The final major category is dha’if.  There are many, many reasons for a hadits to be dha’if, weak.  It could be due to a questionable personality in the chain of narration, or missing narrators, or a conflict with other narrations, or simply not enough transmitters at any point of narration.  Each reason is categorised by the nature of defect, ranked according to different degrees of severity, and given respective names to identify with.  For example, a dha’if hadits may be mu’allaq, mursal, mu’dhal or munqathi’.  If a dha’if hadits is supported by other narrations with similar content, it may be upgraded to hasan. 

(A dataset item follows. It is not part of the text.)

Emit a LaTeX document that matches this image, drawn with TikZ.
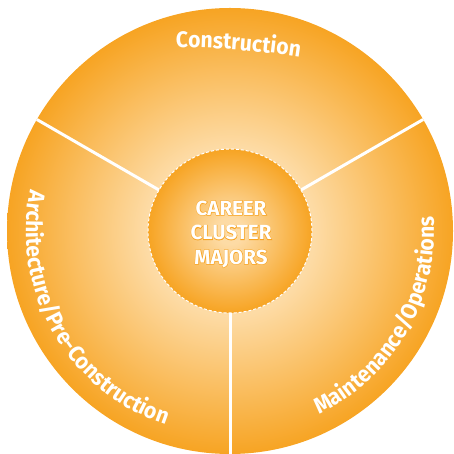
\documentclass[tikz,border=0pt]{standalone}
\usepackage{fontspec}
\setmainfont{Fira Sans}
\newfontfamily\lblfam{Fira Sans}[FakeStretch=0.94]
\newfontfamily\hubfam{Fira Sans}[BoldFeatures={FakeBold=5}]
\usetikzlibrary{decorations.text}
\definecolor{orng}{HTML}{F7A423}
\definecolor{lite}{HTML}{FDDBA5}
\pgfdeclareradialshading{ringshade}{\pgfpoint{0bp}{0bp}}{color(0bp)=(lite); color(9.5bp)=(lite); color(25bp)=(orng); color(50bp)=(orng)}
\pgfdeclareradialshading{hubshade}{\pgfpoint{0bp}{0bp}}{color(0bp)=(lite); color(4bp)=(lite); color(25bp)=(orng); color(50bp)=(orng)}
\newcommand\lblfont{\lblfam\fontsize{22.5}{22.5}\selectfont\bfseries}
\newcommand\hubwords{CAREER\\CLUSTER\\MAJORS}
\tikzset{
  spoke/.style={draw=white, line width=3pt},
  hubbase/.style={align=center, inner sep=0pt},
  hubedge/.style={hubbase, text=orng, font=\hubfam\fontsize{20.5}{24.5}\selectfont\bfseries},
  hubfill/.style={hubbase, text=white, font=\fontsize{20.5}{24.5}\selectfont\bfseries},
  lbl/.style={decorate, decoration={text along path, text color=white, #1}},
}
\begin{document}
\begin{tikzpicture}[x=1pt,y=1pt]
\useasboundingbox (0,0) rectangle (453,454);
\coordinate (c) at (230,223);
\coordinate (hc) at (231,220);
\node[circle, inner sep=0pt, outer sep=0pt, minimum size=446pt, shade, shading=ringshade] (rim) at (c) {};
\node[circle, inner sep=0pt, outer sep=0pt, minimum size=164pt, shade, shading=hubshade] (hub) at (c) {};
\draw[spoke] (hub.150) -- (rim.150);
\draw[spoke] (hub.30) -- (rim.30);
\draw[spoke] (hub.270) -- (rim.270);
\draw[white, line width=1pt, dash pattern=on 3pt off 2pt] (c) circle[radius=82pt];
\node[hubedge] (hubout) at (hc) {\hubwords};
\node[hubfill] (hubtxt) at (hc) {\hubwords};
\path[lbl={text={|\lblfont|Construction}}] (175.9,406.3) arc[start angle=90.15, end angle=80, radius=800pt];
\path[lbl={text align=center, text={|\lblfont|Architecture/Pre-Construction}}] ([shift={(150:204pt)}]c) arc[start angle=150, end angle=270, radius=204pt];
\path[lbl={text align=center, text={|\lblfont|Maintenance/Operations}}] ([shift={(-90:204pt)}]c) arc[start angle=-90, end angle=30, radius=204pt];
\end{tikzpicture}
\end{document}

In addition to being swahih, a hadits may be muttafaq ‘alayh, literally meaning “agreed upon.”  This is a hadits that has been collected by the Shaykhayn, by Imam al-Bukhari (r.a.) and Imam Muslim (r.a.), with both narrations quoting the same matn and isnad.  If the hadits is of the same matn but taken from different chains of transmission, it is not muttafaq ‘alayh; it is instead said to be akhrajahu ash-Shaykhayn, “collected by the Shaykhayn.” 

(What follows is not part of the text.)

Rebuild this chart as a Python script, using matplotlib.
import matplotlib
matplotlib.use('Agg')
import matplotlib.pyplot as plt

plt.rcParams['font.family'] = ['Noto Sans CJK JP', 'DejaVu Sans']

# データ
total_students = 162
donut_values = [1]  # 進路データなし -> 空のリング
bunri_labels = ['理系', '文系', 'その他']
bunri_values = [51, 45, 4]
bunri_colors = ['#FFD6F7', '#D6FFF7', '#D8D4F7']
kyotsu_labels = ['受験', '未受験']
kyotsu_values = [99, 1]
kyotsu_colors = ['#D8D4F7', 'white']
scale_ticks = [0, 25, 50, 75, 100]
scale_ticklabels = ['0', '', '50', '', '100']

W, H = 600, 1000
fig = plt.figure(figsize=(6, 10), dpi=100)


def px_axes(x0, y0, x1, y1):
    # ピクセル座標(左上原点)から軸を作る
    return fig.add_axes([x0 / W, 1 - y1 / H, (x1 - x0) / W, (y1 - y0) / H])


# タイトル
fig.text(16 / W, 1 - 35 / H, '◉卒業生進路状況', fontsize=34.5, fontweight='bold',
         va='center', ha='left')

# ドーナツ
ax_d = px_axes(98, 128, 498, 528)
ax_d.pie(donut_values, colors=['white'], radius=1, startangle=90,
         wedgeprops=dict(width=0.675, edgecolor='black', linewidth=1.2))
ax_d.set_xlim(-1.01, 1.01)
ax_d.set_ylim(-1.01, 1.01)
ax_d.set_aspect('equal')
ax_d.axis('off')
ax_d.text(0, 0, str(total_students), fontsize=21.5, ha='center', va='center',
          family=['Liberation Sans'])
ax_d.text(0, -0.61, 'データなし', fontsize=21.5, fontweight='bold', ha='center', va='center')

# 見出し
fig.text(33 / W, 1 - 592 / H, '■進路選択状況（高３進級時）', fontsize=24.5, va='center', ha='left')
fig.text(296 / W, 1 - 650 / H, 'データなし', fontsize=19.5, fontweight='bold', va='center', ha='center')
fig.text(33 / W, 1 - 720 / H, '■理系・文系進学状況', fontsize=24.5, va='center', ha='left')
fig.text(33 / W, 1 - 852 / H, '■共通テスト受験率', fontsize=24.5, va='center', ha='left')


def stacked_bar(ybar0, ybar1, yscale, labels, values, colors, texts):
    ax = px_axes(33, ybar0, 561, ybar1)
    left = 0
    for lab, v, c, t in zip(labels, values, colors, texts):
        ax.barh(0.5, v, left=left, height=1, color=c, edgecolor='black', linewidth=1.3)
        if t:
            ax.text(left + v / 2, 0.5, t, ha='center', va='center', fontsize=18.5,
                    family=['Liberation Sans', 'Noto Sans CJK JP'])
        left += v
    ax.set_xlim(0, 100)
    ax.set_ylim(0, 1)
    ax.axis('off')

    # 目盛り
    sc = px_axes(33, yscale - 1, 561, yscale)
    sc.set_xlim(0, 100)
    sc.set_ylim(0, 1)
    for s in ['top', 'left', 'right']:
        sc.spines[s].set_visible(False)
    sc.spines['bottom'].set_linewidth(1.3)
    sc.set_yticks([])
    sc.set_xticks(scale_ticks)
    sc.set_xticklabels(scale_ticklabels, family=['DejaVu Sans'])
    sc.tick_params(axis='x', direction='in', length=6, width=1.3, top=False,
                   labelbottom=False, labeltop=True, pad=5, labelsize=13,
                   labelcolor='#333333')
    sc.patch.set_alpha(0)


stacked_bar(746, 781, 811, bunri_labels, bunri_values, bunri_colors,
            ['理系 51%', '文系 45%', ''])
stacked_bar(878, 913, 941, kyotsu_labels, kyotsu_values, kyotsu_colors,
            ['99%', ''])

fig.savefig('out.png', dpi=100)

Mutawatir refers to a category of ahadits where there are many narrators at each level of transmission.  There is a difference of opinion on the minimum number of narrators for a hadits to be mutawatir, but the general opinion is ten.  There are additional requirements for a hadits to be mutawatir.  The conditions of transmission and the state of the narrators must be so that it is impossible for them to connive in misrepresenting the narration.  Also, the hadits must be something physically experienced, thus it should begin with “we heard” or “we saw” and so on.  An example of this would be Hadits Jibril. 

Most of the time, when Muslims discuss ahadits, they do not fully comprehend what exactly they mention, they do not understand how the books of ahadits are referenced and they have no knowledge of the sciences of ahadits.  There is much confusion and creates a fitnah against Rasulullah (s.a.w.).  When misunderstood and misused, the religion becomes difficult to accept and practice or this might cause people to reject the corpus of ahadits in their entirety.